Distributed storage systems (DSS) are instrumental for providing reliable storage solutions to satisfy ever growing data demands. DSS stores the content over a network of nodes, and achieves resilience against node failures by maintaining data redundancy via various coding techniques. When some DSS nodes fail, this coding allows for retrieving the original data from the remaining nodes, as long as there is sufficient number of nodes left. A DSS is responsible for repairing the failed node and restoring the required level of redundancy, since otherwise, over time, the system will lose the stored data.
In the first part of the talk we discuss the state-of-the-art coding techniques for the node repair problem. We provide an overview of the most important results which explore the storage-repair bandwidth tradeoff.

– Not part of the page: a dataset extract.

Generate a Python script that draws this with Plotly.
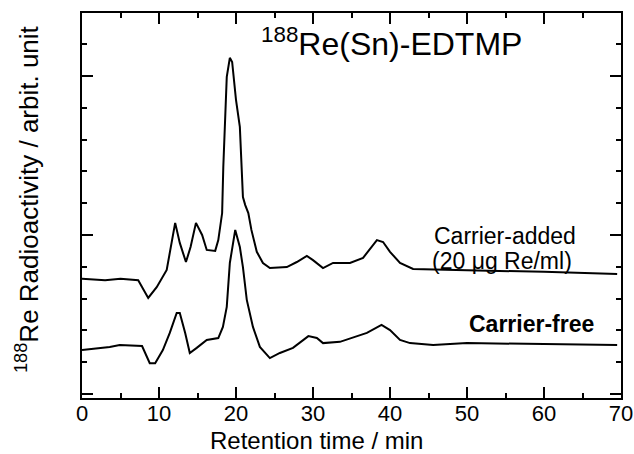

In the second part of this talk we focus on the scenario where the nodes in a DSS may not only fail but may also be attacked by an adversary. The compromised nodes may corrupt the stored information during the data retrieval/node repair while remaining unnoticed by the rest of the system. In particular, the erroneous data may propagate from a single corrupted node to the other nodes during the node repair process. We present a novel concatenated coding scheme for distributed storage systems containing nodes with adversarial errors. This scheme is based on two types of codes: maximum rank distance (MRD) code as an outer code and optimal repair maximal distance separable (MDS)array code as an inner code. We prove that this coding scheme attains the upper bound on the resilience capacity, i.e., amount of data stored reliably in a system with a limited number of corrupted nodes.